A team of private citizens took on the case. One of them used a program known as AZDecrypt, which combined many features of other AI decripters into something better suited for the Zodiac’s Cipher. That guy then sent the other guy 650,000 variants of the cipher, in an attempt to make something the computer could actually decrypt. Brute forcing sometimes works! The first pass got some near-misses, but one near-miss produced a couple of readable, sensical words in the first paragraph! That alone was huge – the content made sense, so the team then locked those words in and tried to solve for the rest. They discovered that the code was on a diagonal, where the next letter in the word was down and to the right, until it hit the edge, and then it wrapped around. They also discovered his formatting split the message into two separate 9-line paragraphs with a 2 line parting sentence at the end, out of a solid block of glyphs. Their initial key that got David and his team that far looked like this:
That got them a very solid, readable message from the first paragraph. However, it wasn’t quite perfect. As you can see above, each letter could be multiple characters, so the computer is accidentally scrambling words when it can’t recognize them. The second paragraph helped fill in more clues, and their first pass produced sentences that looked like this:
You may notice right before the word “Death”, there’s his common misspelling of “paradice” but backwards. In fact, when spaces are put in between words we can see and words we can’t, the entire sentence is composed of backwards and forwards words, and the stray letters are where the computer got confused. The rules are different for the second set of 9 lines than they are for the first one, so the computer is at a loss – the humans in this are having to help it think creatively. Still, the computer’s help is valuable. Imagine trying to figure this out on paper, and remember: all of this is diagonal relative to normal, left to right English. It’s a solid wall of text that the computer has broken down into paragraphs. The glyphs are different than they were last time, and it took this team 650,000 scramble-translations to get something passably usable. Without that computer, this is years of attempting to manually decipher.
Typos: The Unexpected
The Zodiac killer misspelled the word “Paradise” as “Paradice”. That much is consistent with other letters he sent before he stopped. This alone confused the computers for ages. “Payalice” was a common accidental interpretation, where Paradice wasn’t in the computer’s dictionary.

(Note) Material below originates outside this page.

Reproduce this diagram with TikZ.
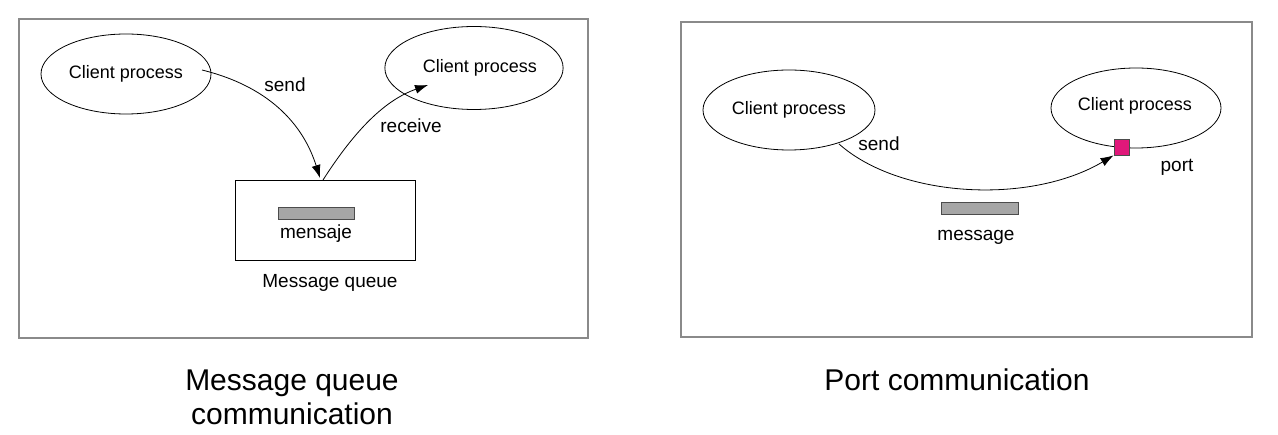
\documentclass[tikz,border=0pt]{standalone}
\usepackage{fontspec}
\setmainfont{Liberation Sans}
\usetikzlibrary{shapes.geometric,arrows.meta}
\definecolor{framegray}{HTML}{8A8A8A}
\definecolor{bargray}{HTML}{A6A6A6}
\definecolor{portpink}{HTML}{E0187A}
\tikzset{
  frame/.style={draw=framegray, line width=1.3pt},
  proc/.style={draw=black, line width=0.8pt, ellipse, minimum width=170pt, minimum height=80pt, inner sep=0pt, font=\fontsize{18}{20}\selectfont},
  lbl/.style={inner sep=0pt, font=\fontsize{19}{21}\selectfont},
  title/.style={inner sep=0pt, align=center, font=\fontsize{30}{34}\selectfont},
  msgbar/.style={draw=black!70, fill=bargray, line width=0.8pt, minimum width=76pt, minimum height=12pt, inner sep=0pt},
  flow/.style={draw=black, line width=0.8pt, -{Latex[length=13pt,width=9pt]}},
}
\begin{document}
\begin{tikzpicture}[x=1pt,y=-1pt]
\useasboundingbox (0,0) rectangle (1278,435);
% ---- left panel ----
\node[frame, minimum width=569pt, minimum height=319pt, inner sep=0pt] (lframe) at (303.5,178.5) {};
\node[proc] (lcp1) at (126,74) {\raisebox{-2pt}{Client process}};
\node[proc, minimum width=172pt, minimum height=83pt] (lcp2) at (474,68) {\hspace*{12pt}\raisebox{-2pt}{Client process}};
\node[draw=black, line width=0.8pt, minimum width=180pt, minimum height=80pt, inner sep=0pt] (queue) at (325,220) {};
\node[msgbar] (lbar) at (316,213) {};
\node[lbl] (mensaje) at (316,234) {mensaje};
\node[lbl] (mqlabel) at (330,283) {Message queue};
\coordinate (sendstart) at (202,70);
\coordinate (sendend) at (320,178);
\coordinate (recvstart) at (323,180);
\coordinate (recvend) at (428,85);
\draw[flow] (sendstart) .. controls (275,88) and (305,130) .. (sendend);
\draw[flow] (recvstart) .. controls (355,130) and (385,100) .. (recvend);
\node[lbl] (lsend) at (285,85) {send};
\node[lbl] (lrecv) at (411,126) {receive};
\node[title] (ltitle) at (292,397) {Message queue\\communication};
% ---- right panel ----
\node[frame, minimum width=571pt, minimum height=315pt, inner sep=0pt] (rframe) at (966.5,179.5) {};
\node[proc, minimum width=172pt] (rcp1) at (789,110) {\raisebox{-2pt}{Client process}};
\node[proc] (rcp2) at (1136,108) {};
\node[lbl, font=\fontsize{18}{20}\selectfont] (rcp2text) at (1135,106) {Client process};
\node[draw=black!70, fill=portpink, line width=0.8pt, minimum width=15pt, minimum height=16pt, inner sep=0pt] (port) at (1121.5,147) {};
\node[msgbar, minimum width=77pt] (rbar) at (979.5,208) {};
\node[lbl] (message) at (976,237) {message};
\node[lbl] (portlabel) at (1177,167) {port};
\coordinate (rsendstart) at (839,144);
\draw[flow] (rsendstart) .. controls (900,198) and (1030,205) .. (port.south west);
\node[lbl] (rsend) at (879,144) {send};
\node[title] (rtitle) at (957,380) {Port communication};
\end{tikzpicture}
\end{document}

Even worse: one line of text, either deliberately or not, was one character off. Below, you’ll see a screenshot of David’s video again. The line with the letters NOSR was scooted one character to the left, which threw off all of the words that passed through that section, confusing AZDecript. Moving it back fixed most of the errors within the second paragraph. It’s possible this was intentionally done by the Zodiac Killer to make deciphering even harder – that H on the bottom row is highlighted because David and his team discovered putting it there fixed the typos. It’s also possible he lost his place in his own handwriting and the H is a happy coincidence, given how many of the words were misspelled even after the correction.

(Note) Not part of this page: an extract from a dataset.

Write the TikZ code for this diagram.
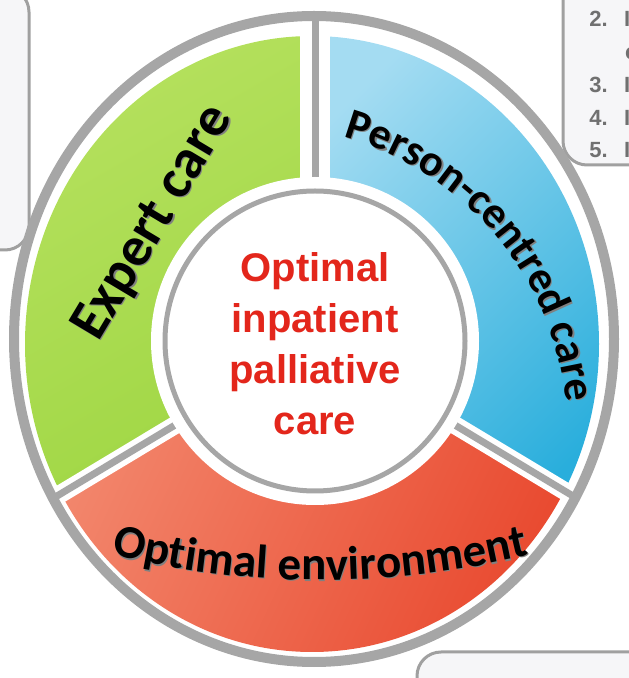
\documentclass[tikz,border=0pt]{standalone}
\usepackage{fontspec}
\setmainfont{Liberation Sans}
\newfontfamily\segfont{Carlito}
\usetikzlibrary{decorations.text}

\definecolor{ringgrey}{HTML}{A6A6A6}
\definecolor{boxgrey}{HTML}{A0A0A0}
\definecolor{boxfill}{HTML}{F6F6F8}
\definecolor{listgrey}{HTML}{707070}
\definecolor{titlered}{HTML}{E3261B}
\definecolor{greenlight}{HTML}{B6E15F}
\definecolor{greendark}{HTML}{9ED642}
\definecolor{bluelight}{HTML}{A4DCF2}
\definecolor{bluedark}{HTML}{29AEDC}
\definecolor{redlight}{HTML}{F38A70}
\definecolor{reddark}{HTML}{E8452B}

\tikzset{
  sidebox/.style={draw=boxgrey, fill=boxfill, line width=3pt, rounded corners=24pt},
  listnum/.style={text=listgrey, font=\bfseries\fontsize{22}{22}\selectfont, inner sep=0pt},
  divider/.style={ringgrey, line width=7pt},
  dividergap/.style={white, line width=18pt},
  seglabel/.style 2 args={decorate, decoration={text along path, text align=center,
      text={|\segfont\bfseries\fontsize{#1}{#1}\selectfont|#2}}},
  % soft drop shadow under the labels
  segshadow/.style 2 args={seglabel={#1}{#2}, decoration={text color=black!50},
      opacity=0.3, xshift=1.2pt, yshift=-1.2pt}
}

\begin{document}
\begin{tikzpicture}[x=1pt,y=1pt]
\useasboundingbox (0,0) rectangle (629,678);
\coordinate (c) at (315,337);
\coordinate (o) at (314,339);

% boxes running off the edges
\draw[sidebox] (-60,428) rectangle (29,690);
\draw[sidebox] (563,513) rectangle (700,700);
\draw[sidebox] (417,-40) rectangle (700,26);

% numbered list, cut at the right edge
\node[listnum, anchor=base east] (n2) at (608,651) {2.};
\node[listnum, anchor=base west] (w2) at (624,651) {I};
\node[listnum, anchor=base west] (w2b) at (625,618) {c};
\node[listnum, anchor=base east] (n3) at (608,585) {3.};
\node[listnum, anchor=base west] (w3) at (624,585) {I};
\node[listnum, anchor=base east] (n4) at (608,552) {4.};
\node[listnum, anchor=base west] (w4) at (624,552) {I};
\node[listnum, anchor=base east] (n5) at (608,520) {5.};
\node[listnum, anchor=base west] (w5) at (624,520) {I};

% the three segments
\begin{scope}
  \clip (312,334) ellipse [x radius=287, y radius=308];
  \begin{scope}[shift={(c)}]
    \clip (0,0) -- (90:500) -- (150:500) -- (211:500) -- cycle;
    \shade[top color=greenlight, bottom color=greendark, shading angle=30] (-300,-200) rectangle (0,330);
  \end{scope}
  \begin{scope}[shift={(c)}]
    \clip (0,0) -- (90:500) -- (30:500) -- (329:500) -- cycle;
    \shade[top color=bluelight, bottom color=bluedark, shading angle=45] (0,-200) rectangle (300,330);
  \end{scope}
  \begin{scope}[shift={(c)}]
    \clip (0,0) -- (211:500) -- (270:500) -- (329:500) -- cycle;
    \shade[top color=redlight, bottom color=reddark, shading angle=65] (-300,-330) rectangle (300,0);
  \end{scope}
\end{scope}

% dividers
\begin{scope}
  \clip (o) ellipse [x radius=300, y radius=323];
  \draw[dividergap, line width=30pt] (c) -- ++(90:400);
  \draw[dividergap] (c) -- ++(211:400);
  \draw[dividergap] (c) -- ++(329:400);
  \draw[divider] (c) -- ++(90:400);
  \draw[divider] (c) -- ++(211:400);
  \draw[divider] (c) -- ++(329:400);
\end{scope}

% outer ring
\draw[ringgrey, line width=10pt] (o) ellipse [x radius=300, y radius=323];

% hub
\fill[white] (c) circle [radius=164];
\node[circle, draw=ringgrey, line width=5pt, fill=white, minimum size=300pt, inner sep=0pt] (hub) at (c) {};
\node[text=titlered, align=center, font=\bfseries\fontsize{40}{51}\selectfont] (title) at (315,334)
  {Optimal\\inpatient\\palliative\\care};

% segment labels
\path[segshadow={56}{Expert care}] (84,311) -- (248,585);
\path[seglabel={56}{Expert care}] (84,311) -- (248,585);
\path[segshadow={44}{Person-centred care}] (259,244) ++(80:309) arc [start angle=80, end angle=0, radius=309];
\path[seglabel={44}{Person-centred care}] (259,244) ++(80:309) arc [start angle=80, end angle=0, radius=309];
\path[segshadow={47}{Optimal environment}] (320,978) ++(255:880) arc [start angle=255, end angle=285, radius=880];
\path[seglabel={47}{Optimal environment}] (320,978) ++(255:880) arc [start angle=255, end angle=285, radius=880];
\end{tikzpicture}
\end{document}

This brings us to the final issue, the typos in the final message:
Look at this mess. The typos are unaccounted for, and David ended up just correcting it without trying to figure out what the Zodiac did to produce these typos. The message is obvious, and he talks a lot about “paradice”, so it matched up with what they already knew. It also contained a direct response to something someone had said on the news two weeks prior to the FBI receiving this coded message. It all makes sense, he just left typos in the message, deliberately or not.
That alone complicated codebreaking efforts for years, professionals and amateurs following the case alike couldn’t get a cohesive message out of it no matter what they did.
Some got close – but there were so many missing or transposed letters that sorting a message out of them may as well have been divination. Nobody wanted to give up. But the guy had gone quiet, and there was nothing else they could do. David’s team slaved over AZDecript and the Zodiac’s cipher for years to decode it, and while it may not bring him any closer to justice, it’s a little less mystery in the case. The final message, also taken from the video, made from human and computer power:
Computers can do a lot. But they haven’t always been this awesome. People were still beating machines at chess on the regular, they barely stood a chance against a cipher like this. Strange, arbirtrary rulesets and inconsistencies in the message itself meant that humans were needed to figure out these human flaws to coding. Without a dedicated team working round the clock to decipher it, it sat for decades, unsolved, until tech caught up enough to simulate that team.